> Exercise instructions:
Repeat, please, only the lines from the top of the data down to the line with "import pandas as pd"; include both of those lines.

> Data segment:
————
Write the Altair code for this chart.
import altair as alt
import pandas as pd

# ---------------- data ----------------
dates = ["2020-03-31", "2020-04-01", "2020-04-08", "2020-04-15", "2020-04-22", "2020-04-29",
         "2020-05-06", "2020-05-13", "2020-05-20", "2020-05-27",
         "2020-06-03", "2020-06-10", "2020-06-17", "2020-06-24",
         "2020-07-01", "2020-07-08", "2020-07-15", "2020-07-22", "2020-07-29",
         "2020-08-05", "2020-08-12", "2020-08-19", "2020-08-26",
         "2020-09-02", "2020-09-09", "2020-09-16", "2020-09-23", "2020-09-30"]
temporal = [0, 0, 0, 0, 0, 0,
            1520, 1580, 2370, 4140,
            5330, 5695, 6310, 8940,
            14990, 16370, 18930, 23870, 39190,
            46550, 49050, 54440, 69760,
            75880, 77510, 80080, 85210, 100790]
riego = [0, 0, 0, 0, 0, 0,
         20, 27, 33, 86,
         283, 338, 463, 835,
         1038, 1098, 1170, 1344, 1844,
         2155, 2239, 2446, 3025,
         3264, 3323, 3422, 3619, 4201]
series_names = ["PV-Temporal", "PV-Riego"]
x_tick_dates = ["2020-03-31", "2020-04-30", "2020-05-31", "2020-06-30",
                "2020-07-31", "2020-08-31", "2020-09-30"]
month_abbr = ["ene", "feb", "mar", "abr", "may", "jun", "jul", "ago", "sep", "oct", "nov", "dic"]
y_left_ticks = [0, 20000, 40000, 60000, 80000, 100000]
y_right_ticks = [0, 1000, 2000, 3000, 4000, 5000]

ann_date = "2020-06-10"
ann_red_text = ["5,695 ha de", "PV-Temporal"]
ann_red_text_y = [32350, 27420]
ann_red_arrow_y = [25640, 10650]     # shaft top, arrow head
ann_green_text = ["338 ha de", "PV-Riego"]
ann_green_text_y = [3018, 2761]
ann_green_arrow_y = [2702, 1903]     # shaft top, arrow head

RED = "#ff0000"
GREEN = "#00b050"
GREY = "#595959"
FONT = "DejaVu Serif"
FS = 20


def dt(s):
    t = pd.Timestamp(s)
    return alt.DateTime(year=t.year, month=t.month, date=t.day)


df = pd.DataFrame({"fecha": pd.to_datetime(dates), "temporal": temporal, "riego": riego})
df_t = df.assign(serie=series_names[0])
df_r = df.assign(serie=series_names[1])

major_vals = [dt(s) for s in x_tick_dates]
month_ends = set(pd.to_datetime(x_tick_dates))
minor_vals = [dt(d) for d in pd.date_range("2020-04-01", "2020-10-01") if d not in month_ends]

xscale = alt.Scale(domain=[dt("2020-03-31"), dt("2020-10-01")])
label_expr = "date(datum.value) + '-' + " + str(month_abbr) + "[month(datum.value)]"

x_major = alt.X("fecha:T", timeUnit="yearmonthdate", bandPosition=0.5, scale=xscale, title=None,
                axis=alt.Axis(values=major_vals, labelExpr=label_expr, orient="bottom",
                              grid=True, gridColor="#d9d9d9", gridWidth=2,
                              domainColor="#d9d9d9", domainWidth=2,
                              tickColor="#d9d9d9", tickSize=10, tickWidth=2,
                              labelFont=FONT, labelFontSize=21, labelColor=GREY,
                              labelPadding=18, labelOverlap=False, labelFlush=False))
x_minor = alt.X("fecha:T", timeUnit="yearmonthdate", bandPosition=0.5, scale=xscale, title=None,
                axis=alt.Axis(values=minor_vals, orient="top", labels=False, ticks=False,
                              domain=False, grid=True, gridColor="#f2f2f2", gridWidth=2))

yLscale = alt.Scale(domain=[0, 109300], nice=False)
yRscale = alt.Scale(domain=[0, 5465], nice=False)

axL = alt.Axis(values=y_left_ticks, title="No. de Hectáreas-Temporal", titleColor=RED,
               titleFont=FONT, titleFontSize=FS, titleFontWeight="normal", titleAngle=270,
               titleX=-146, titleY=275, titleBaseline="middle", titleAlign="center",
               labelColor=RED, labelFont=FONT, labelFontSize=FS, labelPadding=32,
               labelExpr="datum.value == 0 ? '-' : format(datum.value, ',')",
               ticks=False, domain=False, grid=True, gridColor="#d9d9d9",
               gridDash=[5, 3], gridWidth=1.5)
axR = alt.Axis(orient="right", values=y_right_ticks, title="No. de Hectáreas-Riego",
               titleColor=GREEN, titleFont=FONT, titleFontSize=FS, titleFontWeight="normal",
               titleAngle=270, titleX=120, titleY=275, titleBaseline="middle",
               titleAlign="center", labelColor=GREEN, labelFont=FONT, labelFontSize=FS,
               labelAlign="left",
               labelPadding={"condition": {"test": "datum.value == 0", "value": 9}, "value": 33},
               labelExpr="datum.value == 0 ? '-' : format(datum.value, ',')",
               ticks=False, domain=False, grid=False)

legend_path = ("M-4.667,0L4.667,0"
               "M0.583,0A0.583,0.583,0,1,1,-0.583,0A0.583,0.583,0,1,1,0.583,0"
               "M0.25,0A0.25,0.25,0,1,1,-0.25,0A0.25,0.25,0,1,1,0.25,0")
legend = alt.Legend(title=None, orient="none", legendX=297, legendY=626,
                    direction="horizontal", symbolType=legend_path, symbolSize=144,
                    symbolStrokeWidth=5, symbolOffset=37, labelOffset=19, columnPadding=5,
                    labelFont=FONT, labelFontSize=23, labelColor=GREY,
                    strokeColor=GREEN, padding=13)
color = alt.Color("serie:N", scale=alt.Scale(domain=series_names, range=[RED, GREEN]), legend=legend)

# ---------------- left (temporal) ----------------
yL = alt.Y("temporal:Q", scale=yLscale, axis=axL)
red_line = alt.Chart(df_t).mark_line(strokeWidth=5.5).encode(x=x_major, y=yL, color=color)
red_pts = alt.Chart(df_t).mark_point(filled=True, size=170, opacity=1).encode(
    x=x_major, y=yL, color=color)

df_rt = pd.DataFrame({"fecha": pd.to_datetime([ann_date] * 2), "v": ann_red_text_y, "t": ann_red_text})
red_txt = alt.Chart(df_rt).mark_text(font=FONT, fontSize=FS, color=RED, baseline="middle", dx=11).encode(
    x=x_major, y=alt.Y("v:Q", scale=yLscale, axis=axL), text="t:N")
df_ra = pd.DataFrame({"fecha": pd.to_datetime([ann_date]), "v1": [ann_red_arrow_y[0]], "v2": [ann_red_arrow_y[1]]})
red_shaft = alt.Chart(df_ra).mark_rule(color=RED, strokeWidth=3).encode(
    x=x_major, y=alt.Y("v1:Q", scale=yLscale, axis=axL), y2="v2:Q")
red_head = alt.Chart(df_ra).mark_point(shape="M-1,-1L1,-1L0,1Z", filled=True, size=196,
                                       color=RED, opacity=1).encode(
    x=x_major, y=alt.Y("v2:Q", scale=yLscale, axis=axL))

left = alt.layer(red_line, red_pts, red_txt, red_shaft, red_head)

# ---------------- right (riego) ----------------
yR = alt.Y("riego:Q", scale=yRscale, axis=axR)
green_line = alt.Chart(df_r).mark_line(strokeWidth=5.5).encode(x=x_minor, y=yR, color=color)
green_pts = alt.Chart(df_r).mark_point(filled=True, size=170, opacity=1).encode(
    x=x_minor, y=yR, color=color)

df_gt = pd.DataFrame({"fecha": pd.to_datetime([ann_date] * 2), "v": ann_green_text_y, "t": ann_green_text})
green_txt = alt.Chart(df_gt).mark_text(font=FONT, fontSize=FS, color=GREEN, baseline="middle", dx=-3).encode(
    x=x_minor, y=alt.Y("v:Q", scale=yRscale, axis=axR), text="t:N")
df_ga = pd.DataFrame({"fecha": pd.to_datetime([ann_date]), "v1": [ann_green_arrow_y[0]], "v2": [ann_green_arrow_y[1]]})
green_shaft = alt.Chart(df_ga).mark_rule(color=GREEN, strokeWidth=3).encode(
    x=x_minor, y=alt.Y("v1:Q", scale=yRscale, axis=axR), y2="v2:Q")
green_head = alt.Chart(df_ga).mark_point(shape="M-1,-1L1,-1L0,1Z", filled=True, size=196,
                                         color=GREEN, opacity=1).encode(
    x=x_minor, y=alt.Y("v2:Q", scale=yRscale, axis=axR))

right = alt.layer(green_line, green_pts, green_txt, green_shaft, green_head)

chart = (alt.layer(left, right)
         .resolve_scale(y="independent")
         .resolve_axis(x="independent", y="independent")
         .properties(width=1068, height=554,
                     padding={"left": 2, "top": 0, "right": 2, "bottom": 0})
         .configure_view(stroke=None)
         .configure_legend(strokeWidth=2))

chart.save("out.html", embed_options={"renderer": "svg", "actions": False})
————
> Output for this task:
Write the Altair code for this chart.
import altair as alt
import pandas as pd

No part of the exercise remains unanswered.